Lesbian, gay, bisexual and transgender history month is being celebrated throughout February with a number of events and talks taking place across south west London.
The focuses of this year’s celebrations are the hidden histories of homosexuality and Coded Lives, in a bid to continue the ever-growing acceptance of varying sexuality in the UK.
Among the 10th anniversary celebrations famous gay icons of the past will be studied through talks and schemes that are taking place to raise awareness of matters affecting the LGBT community.
Wandsworth LGBT forum is one of the groups organising events that include a screening of Love Is Strange at the Clapham Picturehouse on Thursday February 12, with a guest introduction by MP for Battersea Jane Ellison.
The same evening lesbian comedian Clare Summerskill will visit Putney Library to talk about her experiences as a member of the LGBT community and her most recent book, Fifty Years of Lesbian and Gay Oral History.
Tales of gay or bisexual women’s experiences of coming out are being recounted at Brixton Library on February 25, inviting any women to come along and share their own stories.
The event will also stage a short play written by Amie Taylor called Princess and Princess, encompassing life as a lesbian looking for love in a city.
Putney Library will also host author and principal lecturer at Roehampton University, Louise Tondeur, on Thursday February 26, who will be talking about LGBT history has affected and influenced her work.
There will be comedy from award-winning Rosie Wilby, as she brings her show Nineties Woman to Croydon’s Spreadeagle Theatre on Friday February 27.

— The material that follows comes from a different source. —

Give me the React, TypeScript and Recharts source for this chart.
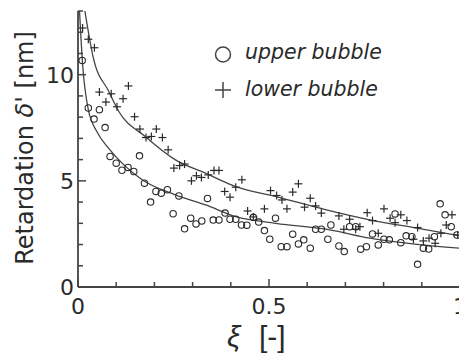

The following Saturday evening The Victoria and Albert Museum will host a seminar focused on sexual identities and alternative queer reading of museum objects with guest speakers and filmmakers.

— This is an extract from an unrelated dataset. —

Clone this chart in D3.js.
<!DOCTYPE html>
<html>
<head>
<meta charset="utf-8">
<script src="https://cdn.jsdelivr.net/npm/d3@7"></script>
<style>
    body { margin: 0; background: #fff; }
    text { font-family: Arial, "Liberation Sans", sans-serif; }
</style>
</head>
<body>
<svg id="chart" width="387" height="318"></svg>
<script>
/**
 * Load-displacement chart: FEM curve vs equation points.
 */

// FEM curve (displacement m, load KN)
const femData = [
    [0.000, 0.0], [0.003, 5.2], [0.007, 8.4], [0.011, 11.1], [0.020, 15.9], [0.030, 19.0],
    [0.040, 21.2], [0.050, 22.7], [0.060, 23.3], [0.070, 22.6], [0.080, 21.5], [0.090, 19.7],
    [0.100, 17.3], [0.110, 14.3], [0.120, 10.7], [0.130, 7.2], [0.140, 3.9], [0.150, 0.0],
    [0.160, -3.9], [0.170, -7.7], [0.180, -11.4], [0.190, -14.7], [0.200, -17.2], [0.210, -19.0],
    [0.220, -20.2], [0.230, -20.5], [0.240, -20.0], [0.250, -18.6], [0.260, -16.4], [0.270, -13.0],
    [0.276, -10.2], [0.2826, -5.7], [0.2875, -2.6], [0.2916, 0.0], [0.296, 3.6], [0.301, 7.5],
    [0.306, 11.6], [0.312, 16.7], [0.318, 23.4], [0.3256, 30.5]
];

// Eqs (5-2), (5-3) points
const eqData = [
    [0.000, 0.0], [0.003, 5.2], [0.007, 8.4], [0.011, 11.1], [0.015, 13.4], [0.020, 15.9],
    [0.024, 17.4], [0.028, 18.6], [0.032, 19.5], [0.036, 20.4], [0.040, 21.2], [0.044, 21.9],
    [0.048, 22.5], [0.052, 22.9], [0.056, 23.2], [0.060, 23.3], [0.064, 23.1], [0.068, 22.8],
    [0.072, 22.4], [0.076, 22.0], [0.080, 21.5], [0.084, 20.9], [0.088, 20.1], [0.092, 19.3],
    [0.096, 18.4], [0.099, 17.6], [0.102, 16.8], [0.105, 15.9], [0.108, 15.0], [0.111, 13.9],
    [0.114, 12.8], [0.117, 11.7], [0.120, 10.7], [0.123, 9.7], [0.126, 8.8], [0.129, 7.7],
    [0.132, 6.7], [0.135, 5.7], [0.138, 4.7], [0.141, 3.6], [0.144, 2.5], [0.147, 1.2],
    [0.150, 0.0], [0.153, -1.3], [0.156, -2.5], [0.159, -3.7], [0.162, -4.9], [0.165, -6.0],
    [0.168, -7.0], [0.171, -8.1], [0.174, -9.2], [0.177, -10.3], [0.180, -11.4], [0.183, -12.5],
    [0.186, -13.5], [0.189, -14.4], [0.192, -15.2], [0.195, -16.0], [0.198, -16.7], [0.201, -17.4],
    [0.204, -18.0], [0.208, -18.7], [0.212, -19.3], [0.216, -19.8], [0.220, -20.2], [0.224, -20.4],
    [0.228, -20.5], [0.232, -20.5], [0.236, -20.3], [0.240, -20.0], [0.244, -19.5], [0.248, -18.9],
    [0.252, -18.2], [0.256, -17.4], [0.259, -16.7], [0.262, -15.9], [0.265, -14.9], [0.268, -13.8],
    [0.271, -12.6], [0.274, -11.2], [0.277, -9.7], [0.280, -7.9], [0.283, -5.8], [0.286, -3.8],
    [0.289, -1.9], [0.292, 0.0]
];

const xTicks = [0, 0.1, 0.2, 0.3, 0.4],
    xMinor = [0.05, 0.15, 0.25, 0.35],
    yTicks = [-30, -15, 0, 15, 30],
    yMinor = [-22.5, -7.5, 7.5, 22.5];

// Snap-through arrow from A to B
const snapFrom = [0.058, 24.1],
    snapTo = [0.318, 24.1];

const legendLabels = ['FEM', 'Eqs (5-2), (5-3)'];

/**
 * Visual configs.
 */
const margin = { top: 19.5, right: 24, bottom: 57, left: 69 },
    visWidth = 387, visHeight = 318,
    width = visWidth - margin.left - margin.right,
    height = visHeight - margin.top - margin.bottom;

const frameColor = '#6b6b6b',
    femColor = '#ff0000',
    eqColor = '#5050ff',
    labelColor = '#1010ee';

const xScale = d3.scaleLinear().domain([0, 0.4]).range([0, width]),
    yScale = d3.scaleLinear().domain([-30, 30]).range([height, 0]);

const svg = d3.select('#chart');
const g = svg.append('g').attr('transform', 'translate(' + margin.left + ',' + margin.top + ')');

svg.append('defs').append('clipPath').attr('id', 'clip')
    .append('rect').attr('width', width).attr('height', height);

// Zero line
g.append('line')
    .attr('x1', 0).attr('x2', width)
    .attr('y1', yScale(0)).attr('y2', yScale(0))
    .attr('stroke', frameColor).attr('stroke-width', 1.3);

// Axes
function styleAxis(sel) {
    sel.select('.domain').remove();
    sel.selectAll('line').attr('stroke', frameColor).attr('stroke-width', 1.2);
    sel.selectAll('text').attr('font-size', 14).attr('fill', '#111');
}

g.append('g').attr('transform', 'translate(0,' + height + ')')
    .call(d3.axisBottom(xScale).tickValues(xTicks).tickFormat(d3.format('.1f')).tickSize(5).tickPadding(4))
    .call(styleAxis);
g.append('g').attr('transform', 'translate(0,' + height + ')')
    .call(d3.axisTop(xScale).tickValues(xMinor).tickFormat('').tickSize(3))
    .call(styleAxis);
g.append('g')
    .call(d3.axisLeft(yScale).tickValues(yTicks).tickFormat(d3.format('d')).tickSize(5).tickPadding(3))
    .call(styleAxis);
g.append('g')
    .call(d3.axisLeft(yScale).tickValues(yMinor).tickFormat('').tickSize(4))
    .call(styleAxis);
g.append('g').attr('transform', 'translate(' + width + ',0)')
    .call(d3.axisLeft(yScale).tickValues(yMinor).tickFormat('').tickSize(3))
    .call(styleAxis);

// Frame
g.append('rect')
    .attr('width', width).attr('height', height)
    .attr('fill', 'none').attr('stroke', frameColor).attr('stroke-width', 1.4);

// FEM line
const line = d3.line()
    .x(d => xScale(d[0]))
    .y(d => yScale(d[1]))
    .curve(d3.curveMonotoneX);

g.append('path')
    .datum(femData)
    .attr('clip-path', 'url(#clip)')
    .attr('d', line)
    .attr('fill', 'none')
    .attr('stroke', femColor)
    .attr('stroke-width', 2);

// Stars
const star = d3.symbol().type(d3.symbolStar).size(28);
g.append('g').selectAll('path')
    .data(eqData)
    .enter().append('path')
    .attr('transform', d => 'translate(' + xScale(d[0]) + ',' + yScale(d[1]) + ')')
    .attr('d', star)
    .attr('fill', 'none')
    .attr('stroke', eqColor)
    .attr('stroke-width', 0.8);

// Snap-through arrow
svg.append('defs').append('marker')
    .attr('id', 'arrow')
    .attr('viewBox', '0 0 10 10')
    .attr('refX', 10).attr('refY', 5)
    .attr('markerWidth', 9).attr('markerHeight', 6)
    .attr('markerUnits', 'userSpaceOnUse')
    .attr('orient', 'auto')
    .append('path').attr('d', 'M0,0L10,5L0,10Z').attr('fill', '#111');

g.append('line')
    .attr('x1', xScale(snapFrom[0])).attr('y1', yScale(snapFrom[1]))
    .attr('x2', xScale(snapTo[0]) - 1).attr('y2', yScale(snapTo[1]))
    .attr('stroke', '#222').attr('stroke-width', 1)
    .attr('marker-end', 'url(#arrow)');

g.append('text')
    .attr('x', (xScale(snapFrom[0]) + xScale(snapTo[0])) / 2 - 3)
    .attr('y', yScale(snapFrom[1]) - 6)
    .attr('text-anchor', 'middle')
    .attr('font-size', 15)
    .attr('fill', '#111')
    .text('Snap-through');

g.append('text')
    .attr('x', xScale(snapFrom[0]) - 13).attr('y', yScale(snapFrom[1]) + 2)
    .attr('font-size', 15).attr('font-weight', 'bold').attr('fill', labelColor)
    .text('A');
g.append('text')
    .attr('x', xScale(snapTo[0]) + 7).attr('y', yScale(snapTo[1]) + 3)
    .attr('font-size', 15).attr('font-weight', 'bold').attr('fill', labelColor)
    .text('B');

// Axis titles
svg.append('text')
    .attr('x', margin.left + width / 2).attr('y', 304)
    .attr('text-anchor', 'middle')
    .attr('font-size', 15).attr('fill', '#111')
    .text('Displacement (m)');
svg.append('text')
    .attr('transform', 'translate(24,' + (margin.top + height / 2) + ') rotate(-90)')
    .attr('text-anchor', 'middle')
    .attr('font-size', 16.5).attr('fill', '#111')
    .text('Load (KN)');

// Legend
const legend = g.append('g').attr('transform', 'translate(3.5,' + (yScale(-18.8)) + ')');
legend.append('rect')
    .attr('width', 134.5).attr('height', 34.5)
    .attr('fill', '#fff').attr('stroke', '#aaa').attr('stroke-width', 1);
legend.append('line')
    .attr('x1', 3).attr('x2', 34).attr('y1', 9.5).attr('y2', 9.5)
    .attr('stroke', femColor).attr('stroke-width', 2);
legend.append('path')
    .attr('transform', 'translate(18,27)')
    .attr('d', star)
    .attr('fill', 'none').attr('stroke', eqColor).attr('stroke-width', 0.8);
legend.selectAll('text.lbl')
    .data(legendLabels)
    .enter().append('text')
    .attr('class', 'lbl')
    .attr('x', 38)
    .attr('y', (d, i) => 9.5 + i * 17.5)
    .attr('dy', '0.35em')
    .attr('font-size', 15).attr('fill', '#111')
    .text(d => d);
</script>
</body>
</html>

Featured figures throughout the festival will be icons such as Anne Lister, who kept a coded diary of sexual experiences in a time when she couldn’t be openly lesbian.
Actors Kenneth Williams and Hugh Paddick will also appear, they popularised the secret ‘gay’ language of Polari in a 1960s BBC radio show Round the Horne.

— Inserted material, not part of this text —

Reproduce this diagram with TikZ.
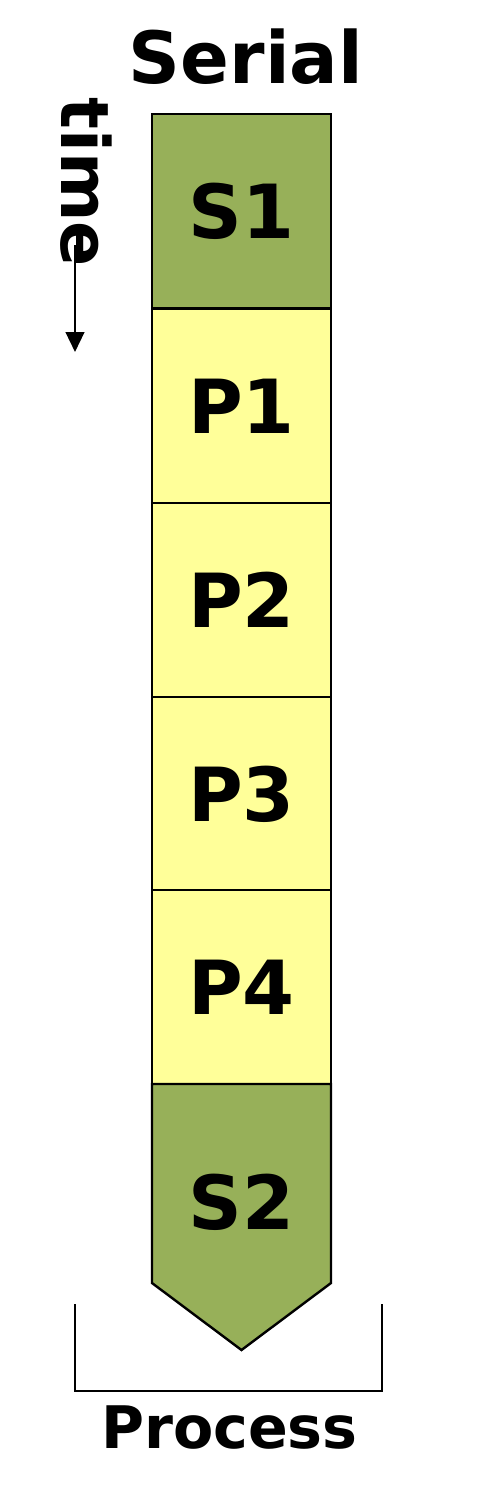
\documentclass[tikz,border=0pt]{standalone}
\usepackage{fontspec}
\setmainfont{DejaVu Sans}
\usetikzlibrary{arrows.meta}
\definecolor{sgreen}{RGB}{151,176,89}
\definecolor{pyellow}{RGB}{255,255,153}
\begin{document}
\begin{tikzpicture}[x=0.75pt,y=-0.75pt,
  blk/.style={draw=black,line width=1.8pt,minimum width=134.25pt,minimum height=145.5pt,inner sep=0pt,outer sep=0pt,font=\fontsize{56}{60}\selectfont\bfseries},
  sblk/.style={blk,fill=sgreen},
  pblk/.style={blk,fill=pyellow},
  lbl/.style={inner sep=0pt,font=\bfseries}]
\useasboundingbox (0,0) rectangle (502,1496);
\node[lbl,font=\fontsize{54}{60}\selectfont\bfseries] (serial) at (246,57) {Serial};
\node[sblk] (s1) at (241.5,211) {S1};
\node[pblk] (p1) at (241.5,406) {P1};
\node[pblk] (p2) at (241.5,600) {P2};
\node[pblk] (p3) at (241.5,794) {P3};
\node[pblk] (p4) at (241.5,987) {P4};
\draw[fill=sgreen,line width=1.8pt,line join=miter] (p4.south west) -- (p4.south east) -- (331,1283) -- (241.5,1350) -- (152,1283) -- cycle;
\node[lbl,font=\fontsize{56}{60}\selectfont\bfseries] (s2) at (241.5,1202) {S2};
\node[lbl,rotate=-90,font=\fontsize{50}{60}\selectfont\bfseries] (time) at (86,182) {time};
\coordinate (ta) at (75,245);
\coordinate (tb) at (75,352);
\draw[line width=1.8pt,-{Triangle[length=15pt,width=14pt]}] (ta) -- (tb);
\coordinate (bl) at (75,1304);
\coordinate (bll) at (75,1391);
\coordinate (brr) at (382,1391);
\coordinate (br) at (382,1304);
\draw[line width=1.8pt] (bl) -- (bll) -- (brr) -- (br);
\node[lbl,font=\fontsize{44}{50}\selectfont\bfseries] (proc) at (229.5,1428) {Process};
\end{tikzpicture}
\end{document}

Polari, which has fallen out of use since the decriminalisation of homosexuality in the 1960s, was a secret slang made up of Roma words, backwards words and euphemisms that allowed LGBT people to talk in code.
Internationally famous figures such as bisexual artist Frida Kahlo and transsexual Le Chevalier d’Eon Beaumont, who lived for 30 years as a woman after the French Revolution, will also be studied.